Recently I was trying to run some complex build scripts that produce our unified installers inside a docker container, and I was running into issues with missing dependencies (i.e. commands). Unfortunately not all the scripts were written using unofficial bash strict mode or even just with set -e and set -o pipefail enabled which means I only saw some “command not found” errors flash quickly past, get ignored and get lost in the long output.

To make it work I needed to find what were the missing commands and add appropriate packages to the docker image.

However the idea of scrolling through the horrendously long output to try to dig out all the bash: command not found errors to get all the missing commands didn’t seem too exciting, so I wondered if there’s a way to use bash’s command-not-found hook to essentially get notified of those as they happen and write them out to a file.
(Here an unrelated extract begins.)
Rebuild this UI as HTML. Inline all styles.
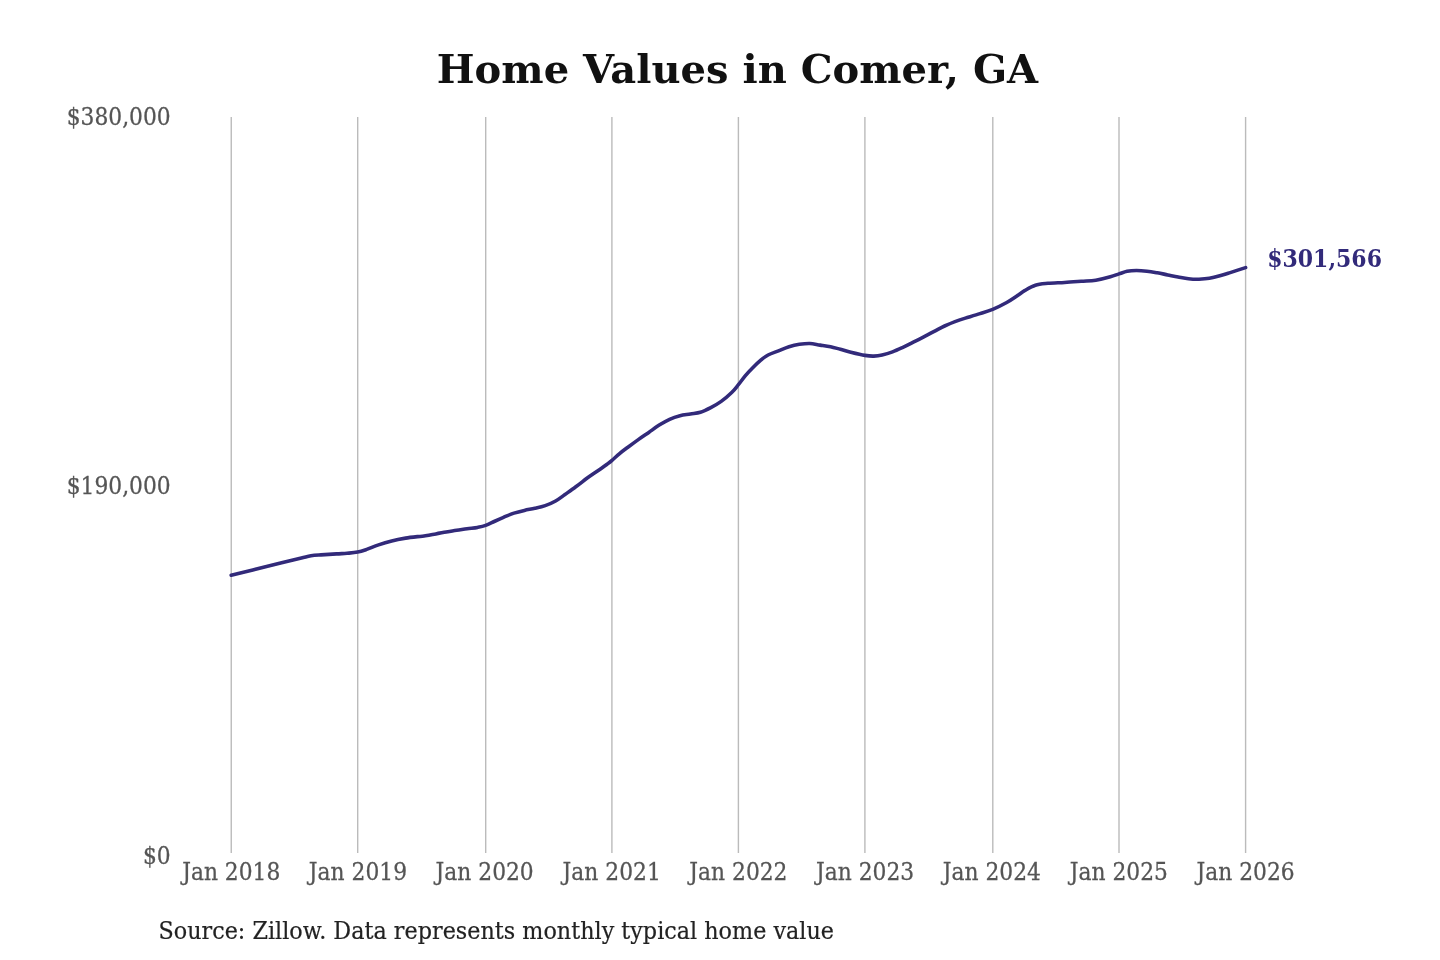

Well, it turns out there is, here’s what I came up with:

# Place this at the top of the top-level script to get a file with
# details of every missing command of that script and any child bash
# scripts.
function command_not_found_handle() {
  echo "{source: \"${BASH_SOURCE[1]}\", line: ${BASH_LINENO[0]}, exe: \"${1}\", command: \"$*\"}" >> /tmp/missing-commands.log
  echo "${BASH_SOURCE[1]}: line ${BASH_LINENO[0]}: ${1}: command not found (cmd: $*)"
  return 127
export -f command_not_found_handle

After running the build script again, I got a /tmp/missing-commands.log file with a list of all missing command executables and full command lines that would have been invoked.

As a side-note, if you write any bash and haven’t heard about the unofficial bash strict mode (or one of its adaptations like 1 or 2) check it out, it’s a bit of a pain to get used to at first (read “Issues & Solutions” and 2) but pays off massively by exposing problems early (almost like compilers for sane languages 😉).